**Problem**: Return the material word for word. Do not include the pictures.

┄┄┄┄┄┄┄┄┄┄┄┄┄┄┄┄┄┄┄┄

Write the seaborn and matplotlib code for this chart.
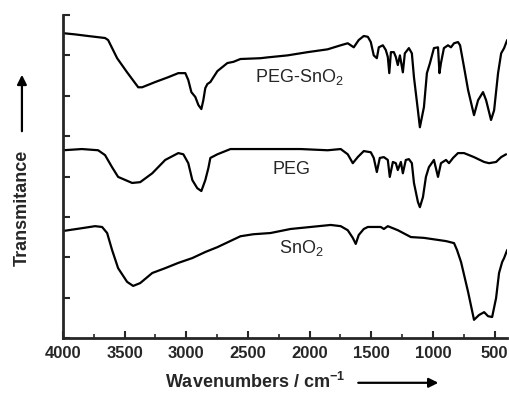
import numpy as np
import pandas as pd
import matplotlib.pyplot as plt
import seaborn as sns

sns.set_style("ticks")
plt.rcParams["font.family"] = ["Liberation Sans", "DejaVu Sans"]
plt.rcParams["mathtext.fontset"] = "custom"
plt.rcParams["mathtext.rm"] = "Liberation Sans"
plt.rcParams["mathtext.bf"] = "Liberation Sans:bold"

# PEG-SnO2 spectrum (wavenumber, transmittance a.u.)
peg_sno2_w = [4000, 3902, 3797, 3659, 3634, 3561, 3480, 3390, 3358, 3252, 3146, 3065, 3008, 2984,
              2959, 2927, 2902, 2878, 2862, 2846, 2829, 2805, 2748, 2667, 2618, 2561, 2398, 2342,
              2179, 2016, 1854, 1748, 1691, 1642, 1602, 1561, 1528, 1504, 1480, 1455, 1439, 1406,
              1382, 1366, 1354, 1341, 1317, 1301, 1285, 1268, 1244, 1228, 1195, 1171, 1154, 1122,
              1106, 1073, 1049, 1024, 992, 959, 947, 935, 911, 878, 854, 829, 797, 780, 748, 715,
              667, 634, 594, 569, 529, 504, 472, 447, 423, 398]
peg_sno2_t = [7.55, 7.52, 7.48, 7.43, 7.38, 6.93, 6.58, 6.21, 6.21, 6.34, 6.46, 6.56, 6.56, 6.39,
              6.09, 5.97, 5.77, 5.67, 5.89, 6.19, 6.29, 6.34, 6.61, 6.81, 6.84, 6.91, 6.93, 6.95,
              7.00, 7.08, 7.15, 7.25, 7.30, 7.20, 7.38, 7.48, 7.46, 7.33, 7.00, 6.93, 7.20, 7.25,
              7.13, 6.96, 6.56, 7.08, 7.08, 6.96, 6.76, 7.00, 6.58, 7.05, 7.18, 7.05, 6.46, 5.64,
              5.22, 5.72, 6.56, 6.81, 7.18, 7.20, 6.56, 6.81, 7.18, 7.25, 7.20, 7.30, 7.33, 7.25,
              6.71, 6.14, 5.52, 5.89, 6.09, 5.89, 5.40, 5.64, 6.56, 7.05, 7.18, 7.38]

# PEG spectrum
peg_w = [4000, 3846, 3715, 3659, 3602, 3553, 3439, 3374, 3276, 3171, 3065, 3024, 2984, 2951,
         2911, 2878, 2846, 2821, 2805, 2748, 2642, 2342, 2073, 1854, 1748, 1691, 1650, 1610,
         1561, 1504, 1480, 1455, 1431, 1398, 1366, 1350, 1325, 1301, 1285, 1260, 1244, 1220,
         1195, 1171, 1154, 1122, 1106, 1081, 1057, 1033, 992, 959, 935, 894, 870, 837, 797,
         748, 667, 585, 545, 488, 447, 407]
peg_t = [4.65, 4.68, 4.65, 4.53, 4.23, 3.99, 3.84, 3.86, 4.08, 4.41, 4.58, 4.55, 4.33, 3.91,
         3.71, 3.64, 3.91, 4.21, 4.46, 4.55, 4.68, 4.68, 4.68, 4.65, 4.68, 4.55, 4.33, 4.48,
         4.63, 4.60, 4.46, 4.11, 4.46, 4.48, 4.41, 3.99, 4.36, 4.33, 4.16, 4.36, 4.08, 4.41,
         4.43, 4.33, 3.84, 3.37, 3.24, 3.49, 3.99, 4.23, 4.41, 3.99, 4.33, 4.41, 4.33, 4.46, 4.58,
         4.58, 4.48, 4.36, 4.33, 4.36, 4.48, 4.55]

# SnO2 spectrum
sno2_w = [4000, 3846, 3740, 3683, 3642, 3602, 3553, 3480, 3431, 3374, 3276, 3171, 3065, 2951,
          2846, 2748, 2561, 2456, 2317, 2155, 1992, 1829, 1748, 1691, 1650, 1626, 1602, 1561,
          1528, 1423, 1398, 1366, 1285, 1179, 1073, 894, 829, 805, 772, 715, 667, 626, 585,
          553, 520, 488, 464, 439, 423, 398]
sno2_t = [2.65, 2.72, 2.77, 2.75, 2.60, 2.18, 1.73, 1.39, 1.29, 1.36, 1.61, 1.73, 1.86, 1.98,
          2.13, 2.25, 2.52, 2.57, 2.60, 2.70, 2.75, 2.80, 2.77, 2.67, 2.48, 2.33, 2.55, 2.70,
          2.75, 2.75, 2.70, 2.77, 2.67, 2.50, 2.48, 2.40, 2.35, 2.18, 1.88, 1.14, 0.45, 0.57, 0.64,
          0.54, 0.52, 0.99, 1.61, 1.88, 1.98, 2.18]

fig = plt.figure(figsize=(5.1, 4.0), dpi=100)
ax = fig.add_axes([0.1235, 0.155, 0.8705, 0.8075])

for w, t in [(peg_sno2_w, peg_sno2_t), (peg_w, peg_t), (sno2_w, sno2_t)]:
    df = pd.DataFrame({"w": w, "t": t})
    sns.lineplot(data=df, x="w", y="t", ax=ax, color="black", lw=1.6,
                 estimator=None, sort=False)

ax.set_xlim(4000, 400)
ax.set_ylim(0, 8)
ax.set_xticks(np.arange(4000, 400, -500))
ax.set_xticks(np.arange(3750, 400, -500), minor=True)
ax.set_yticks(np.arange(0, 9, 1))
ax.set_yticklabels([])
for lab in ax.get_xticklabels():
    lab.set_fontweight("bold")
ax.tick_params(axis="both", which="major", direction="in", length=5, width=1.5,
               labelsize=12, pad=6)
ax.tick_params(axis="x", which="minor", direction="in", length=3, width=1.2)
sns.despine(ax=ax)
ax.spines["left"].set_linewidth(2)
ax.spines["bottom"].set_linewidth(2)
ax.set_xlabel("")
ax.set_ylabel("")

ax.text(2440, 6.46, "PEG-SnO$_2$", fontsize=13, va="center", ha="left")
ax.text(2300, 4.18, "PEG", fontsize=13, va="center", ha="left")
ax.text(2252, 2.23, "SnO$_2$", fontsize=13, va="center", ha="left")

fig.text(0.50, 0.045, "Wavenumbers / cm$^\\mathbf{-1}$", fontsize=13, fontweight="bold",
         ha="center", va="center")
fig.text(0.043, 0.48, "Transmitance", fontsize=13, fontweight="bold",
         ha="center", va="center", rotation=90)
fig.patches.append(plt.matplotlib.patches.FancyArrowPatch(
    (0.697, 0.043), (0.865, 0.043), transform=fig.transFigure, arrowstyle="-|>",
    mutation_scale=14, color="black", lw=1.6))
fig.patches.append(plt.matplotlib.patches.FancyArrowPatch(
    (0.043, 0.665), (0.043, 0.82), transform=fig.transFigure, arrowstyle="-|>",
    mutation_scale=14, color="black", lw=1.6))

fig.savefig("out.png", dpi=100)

┄┄┄┄┄┄┄┄┄┄┄┄┄┄┄┄┄┄┄┄

**Solution**:
Write the seaborn and matplotlib code for this chart.
import numpy as np
import pandas as pd
import matplotlib.pyplot as plt
import seaborn as sns

sns.set_style("ticks")
plt.rcParams["font.family"] = ["Liberation Sans", "DejaVu Sans"]
plt.rcParams["mathtext.fontset"] = "custom"
plt.rcParams["mathtext.rm"] = "Liberation Sans"
plt.rcParams["mathtext.bf"] = "Liberation Sans:bold"

# PEG-SnO2 spectrum (wavenumber, transmittance a.u.)
peg_sno2_w = [4000, 3902, 3797, 3659, 3634, 3561, 3480, 3390, 3358, 3252, 3146, 3065, 3008, 2984,
              2959, 2927, 2902, 2878, 2862, 2846, 2829, 2805, 2748, 2667, 2618, 2561, 2398, 2342,
              2179, 2016, 1854, 1748, 1691, 1642, 1602, 1561, 1528, 1504, 1480, 1455, 1439, 1406,
              1382, 1366, 1354, 1341, 1317, 1301, 1285, 1268, 1244, 1228, 1195, 1171, 1154, 1122,
              1106, 1073, 1049, 1024, 992, 959, 947, 935, 911, 878, 854, 829, 797, 780, 748, 715,
              667, 634, 594, 569, 529, 504, 472, 447, 423, 398]
peg_sno2_t = [7.55, 7.52, 7.48, 7.43, 7.38, 6.93, 6.58, 6.21, 6.21, 6.34, 6.46, 6.56, 6.56, 6.39,
              6.09, 5.97, 5.77, 5.67, 5.89, 6.19, 6.29, 6.34, 6.61, 6.81, 6.84, 6.91, 6.93, 6.95,
              7.00, 7.08, 7.15, 7.25, 7.30, 7.20, 7.38, 7.48, 7.46, 7.33, 7.00, 6.93, 7.20, 7.25,
              7.13, 6.96, 6.56, 7.08, 7.08, 6.96, 6.76, 7.00, 6.58, 7.05, 7.18, 7.05, 6.46, 5.64,
              5.22, 5.72, 6.56, 6.81, 7.18, 7.20, 6.56, 6.81, 7.18, 7.25, 7.20, 7.30, 7.33, 7.25,
              6.71, 6.14, 5.52, 5.89, 6.09, 5.89, 5.40, 5.64, 6.56, 7.05, 7.18, 7.38]

# PEG spectrum
peg_w = [4000, 3846, 3715, 3659, 3602, 3553, 3439, 3374, 3276, 3171, 3065, 3024, 2984, 2951,
         2911, 2878, 2846, 2821, 2805, 2748, 2642, 2342, 2073, 1854, 1748, 1691, 1650, 1610,
         1561, 1504, 1480, 1455, 1431, 1398, 1366, 1350, 1325, 1301, 1285, 1260, 1244, 1220,
         1195, 1171, 1154, 1122, 1106, 1081, 1057, 1033, 992, 959, 935, 894, 870, 837, 797,
         748, 667, 585, 545, 488, 447, 407]
peg_t = [4.65, 4.68, 4.65, 4.53, 4.23, 3.99, 3.84, 3.86, 4.08, 4.41, 4.58, 4.55, 4.33, 3.91,
         3.71, 3.64, 3.91, 4.21, 4.46, 4.55, 4.68, 4.68, 4.68, 4.65, 4.68, 4.55, 4.33, 4.48,
         4.63, 4.60, 4.46, 4.11, 4.46, 4.48, 4.41, 3.99, 4.36, 4.33, 4.16, 4.36, 4.08, 4.41,
         4.43, 4.33, 3.84, 3.37, 3.24, 3.49, 3.99, 4.23, 4.41, 3.99, 4.33, 4.41, 4.33, 4.46, 4.58,
         4.58, 4.48, 4.36, 4.33, 4.36, 4.48, 4.55]

# SnO2 spectrum
sno2_w = [4000, 3846, 3740, 3683, 3642, 3602, 3553, 3480, 3431, 3374, 3276, 3171, 3065, 2951,
          2846, 2748, 2561, 2456, 2317, 2155, 1992, 1829, 1748, 1691, 1650, 1626, 1602, 1561,
          1528, 1423, 1398, 1366, 1285, 1179, 1073, 894, 829, 805, 772, 715, 667, 626, 585,
          553, 520, 488, 464, 439, 423, 398]
sno2_t = [2.65, 2.72, 2.77, 2.75, 2.60, 2.18, 1.73, 1.39, 1.29, 1.36, 1.61, 1.73, 1.86, 1.98,
          2.13, 2.25, 2.52, 2.57, 2.60, 2.70, 2.75, 2.80, 2.77, 2.67, 2.48, 2.33, 2.55, 2.70,
          2.75, 2.75, 2.70, 2.77, 2.67, 2.50, 2.48, 2.40, 2.35, 2.18, 1.88, 1.14, 0.45, 0.57, 0.64,
          0.54, 0.52, 0.99, 1.61, 1.88, 1.98, 2.18]

fig = plt.figure(figsize=(5.1, 4.0), dpi=100)
ax = fig.add_axes([0.1235, 0.155, 0.8705, 0.8075])

for w, t in [(peg_sno2_w, peg_sno2_t), (peg_w, peg_t), (sno2_w, sno2_t)]:
    df = pd.DataFrame({"w": w, "t": t})
    sns.lineplot(data=df, x="w", y="t", ax=ax, color="black", lw=1.6,
                 estimator=None, sort=False)

ax.set_xlim(4000, 400)
ax.set_ylim(0, 8)
ax.set_xticks(np.arange(4000, 400, -500))
ax.set_xticks(np.arange(3750, 400, -500), minor=True)
ax.set_yticks(np.arange(0, 9, 1))
ax.set_yticklabels([])
for lab in ax.get_xticklabels():
    lab.set_fontweight("bold")
ax.tick_params(axis="both", which="major", direction="in", length=5, width=1.5,
               labelsize=12, pad=6)
ax.tick_params(axis="x", which="minor", direction="in", length=3, width=1.2)
sns.despine(ax=ax)
ax.spines["left"].set_linewidth(2)
ax.spines["bottom"].set_linewidth(2)
ax.set_xlabel("")
ax.set_ylabel("")

ax.text(2440, 6.46, "PEG-SnO$_2$", fontsize=13, va="center", ha="left")
ax.text(2300, 4.18, "PEG", fontsize=13, va="center", ha="left")
ax.text(2252, 2.23, "SnO$_2$", fontsize=13, va="center", ha="left")

fig.text(0.50, 0.045, "Wavenumbers / cm$^\\mathbf{-1}$", fontsize=13, fontweight="bold",
         ha="center", va="center")
fig.text(0.043, 0.48, "Transmitance", fontsize=13, fontweight="bold",
         ha="center", va="center", rotation=90)
fig.patches.append(plt.matplotlib.patches.FancyArrowPatch(
    (0.697, 0.043), (0.865, 0.043), transform=fig.transFigure, arrowstyle="-|>",
    mutation_scale=14, color="black", lw=1.6))
fig.patches.append(plt.matplotlib.patches.FancyArrowPatch(
    (0.043, 0.665), (0.043, 0.82), transform=fig.transFigure, arrowstyle="-|>",
    mutation_scale=14, color="black", lw=1.6))

fig.savefig("out.png", dpi=100)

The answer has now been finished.